The Australian Communications Consumer Action Network (ACCAN) will tomorrow appear before the Productivity Commission at a public hearing in Sydney to voice concerns about its Draft Inquiry Report on the Universal Service Obligation (USO).
The USO underpins consumers’ access to phone services, including payphones. While many may have never heard about the USO, it is an important obligation that aims to ensure voice services are available and accessible to all Australians.
“Unfortunately, the USO is stuck in the past and is not relevant for all the services that consumers need these days, including broadband – something which we are thankful the Productivity Commission has recognised,” said ACCAN CEO, Teresa Corbin. “However, the direction that the Commission is advising may put some consumers at risk of a reduced service level, and being isolated from society and the community.”

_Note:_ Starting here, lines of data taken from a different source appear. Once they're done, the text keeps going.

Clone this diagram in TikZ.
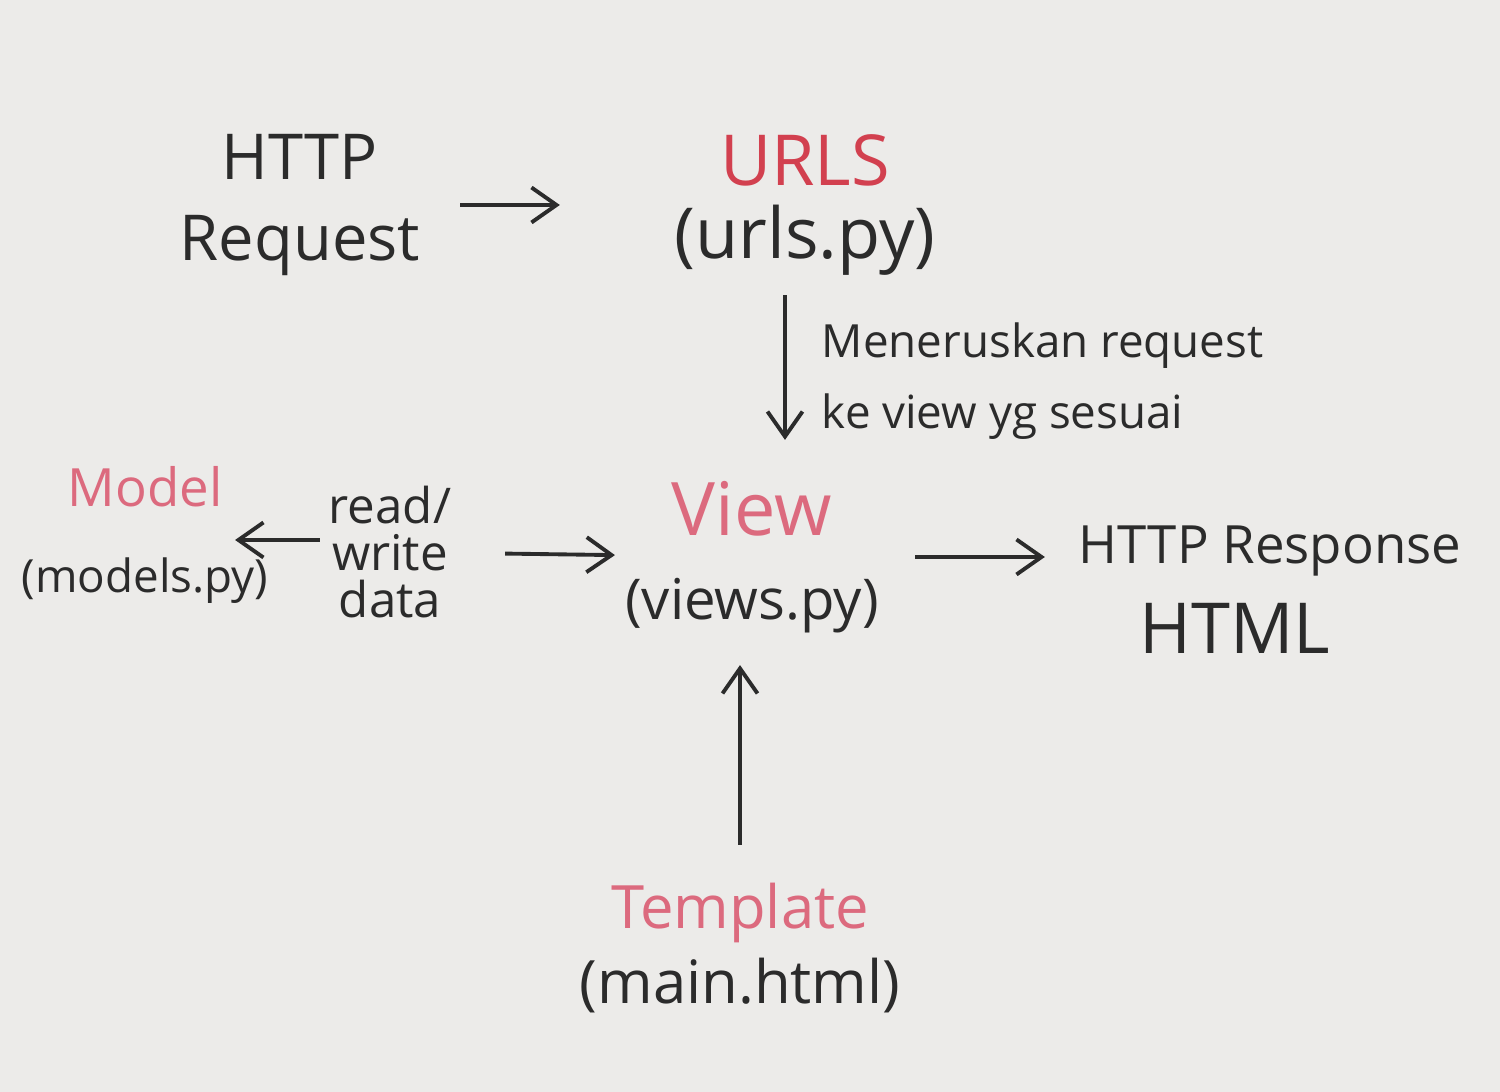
\documentclass[tikz,border=0pt]{standalone}
\usepackage{fontspec}
\setmainfont{Open Sans}
\usetikzlibrary{arrows.meta,positioning,calc}
\definecolor{paper}{HTML}{ECEBE9}
\definecolor{ink}{HTML}{2B2B2B}
\definecolor{inkred}{HTML}{D2404F}
\definecolor{inkpink}{HTML}{DC6A7E}
\newcommand{\fs}[2]{\fontsize{#1}{#2}\selectfont}

\begin{document}
\begin{tikzpicture}[x=0.01cm, y=-0.01cm,
	every node/.style={text=ink, align=center, inner sep=0pt},
	flow/.style={draw=ink, line width=1.1pt, -{Straight Barb[length=2.5mm,width=3.5mm]}}]
				\useasboundingbox (0,0) rectangle (1500,1092);
				\fill[paper] (0,0) rectangle (1500,1092);
				
				\node[font=\fs{18}{23}] (req) at (300,205) {HTTP\\Request};
				\node[font=\fs{20}{21}] (urls) at (805,205) {\textcolor{inkred}{URLS}\\(urls.py)};
				\node[font=\fs{13}{24.5}] (model) at (145,535) {\textcolor{inkpink}{\fs{15}{24.5}Model}\\(models.py)};
				\node[font=\fs{14}{13.4}] (rw) at (390,552) {read/\\write\\data};
				\node[font=\fs{16}{24}] (view) at (752,557) {\textcolor{inkpink}{\fs{21}{24}View}\\(views.py)};
				\node[font=\fs{15}{25.6}] (resp) at (1270,590) {HTTP Response\\{\fs{20}{25.6}HTML\hspace*{7mm}}};
				\node[font=\fs{17}{21.4}] (tmpl) at (740,948) {\textcolor{inkpink}{Template}\\(main.html)};
				
				\draw[flow, shorten <=16mm, shorten >=24.5mm] (req.center) -- (urls.center);
				\draw[flow, shorten <=9mm, shorten >=11.7mm] ([xshift=-2mm]urls.center) -- ([xshift=-2mm]urls.center |- view.center)
					node[midway, anchor=west, xshift=3.5mm, align=left, font=\fs{13}{20}] {Meneruskan request\\ke view yg sesuai};
				\draw[flow, shorten <=7mm, shorten >=9mm] ([yshift=1.2mm]rw.center) -- ([yshift=1.2mm]rw.center -| model.center);
				\draw[flow, shorten <=11.5mm, shorten >=13.7mm] (rw.center) -- (view.center);
				\draw[flow, shorten <=16.3mm, shorten >=22.5mm] (view.center) -- (view.center -| resp.center);
				\draw[flow, shorten <=10.3mm, shorten >=10.8mm] (tmpl.center) -- (tmpl.center |- view.center);
			\end{tikzpicture}
\end{document}
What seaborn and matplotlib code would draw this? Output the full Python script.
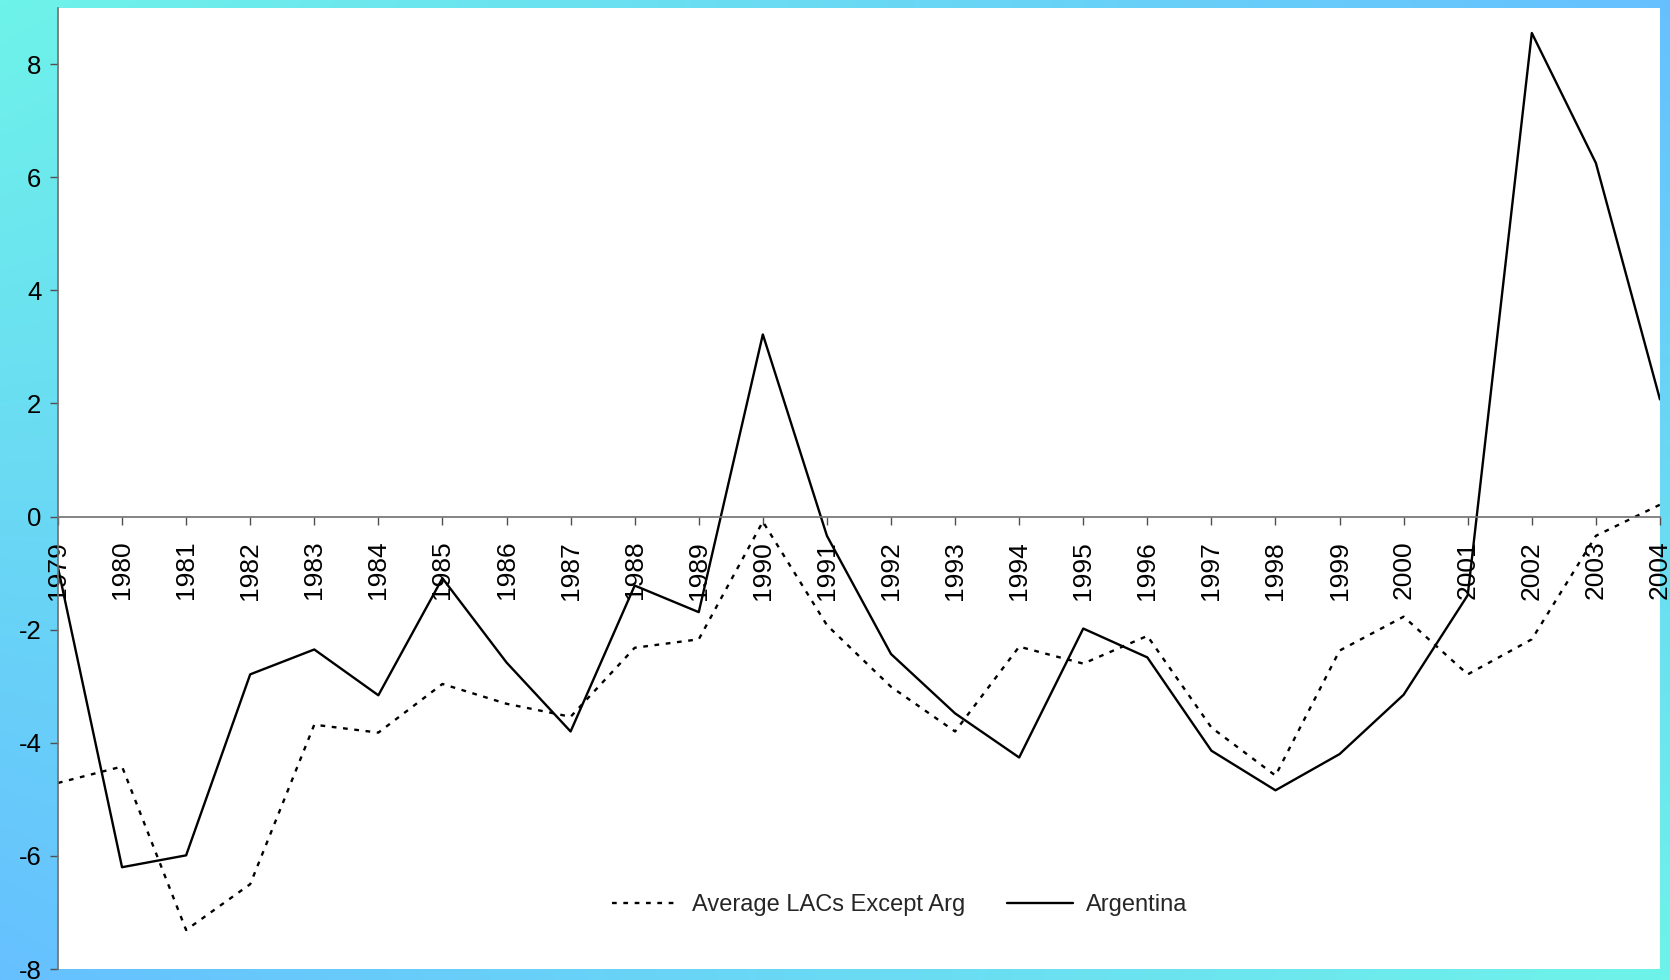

Phone and internet are essential services which should be available to all consumers. The mechanism to deliver these services needs to be reformed to ensure that it is independently accountable and transparent. Many consumer rights and protections hang off of the USO, so it is vital that the frame work which establishes the baseline services is solid.
Tomorrow ACCAN will raise concerns with the Productivity Commission, about the delivery of voice services over the nbn Sky Muster satellites, echoing concerns from regional, rural and remote consumers and groups. Late last year, ACCAN joined with a group of like-minded organisations to form the Regional, Rural and Remote Communications Coalition to highlight issues specific to communications in non-metro Australia.
“Consumers should continue to have access to voice services without any degradation in the level of service,” added Ms Corbin. “It is not satisfactory that consumers should be put at risk in such a way by removing or lowering the quality of an essential service. Fixed-line voice services are vital for some consumers, particularly older people and regional, rural and remote consumers. These services are especially important in areas where mobile coverage is inadequate.
“ACCAN supports the recommendations in the Draft Report that broadband should be included as a baseline service, but we think it could go further to ensure that the new regime is adaptable and appropriate in future years.”
Furthermore, ACCAN will be recommending that no consumer protections and obligations are removed from the USO until adequate alternatives are put in place.
ACCAN’s submission to the Inquiry outlines a number of recommendations on the Commission’s Draft Report, including:
- The need for an overarching transparent, accountable and enforceable right to ensure that consumers can access communication services and seek redress if necessary.
- To set out the parameters of a baseline broadband and voice service that is capable of 25Mbps download speeds and proportional upload speeds to all Australians.
- Further analysis on affordability of services and a review of the Centrelink Telephone Allowance and the need for a flexible community program.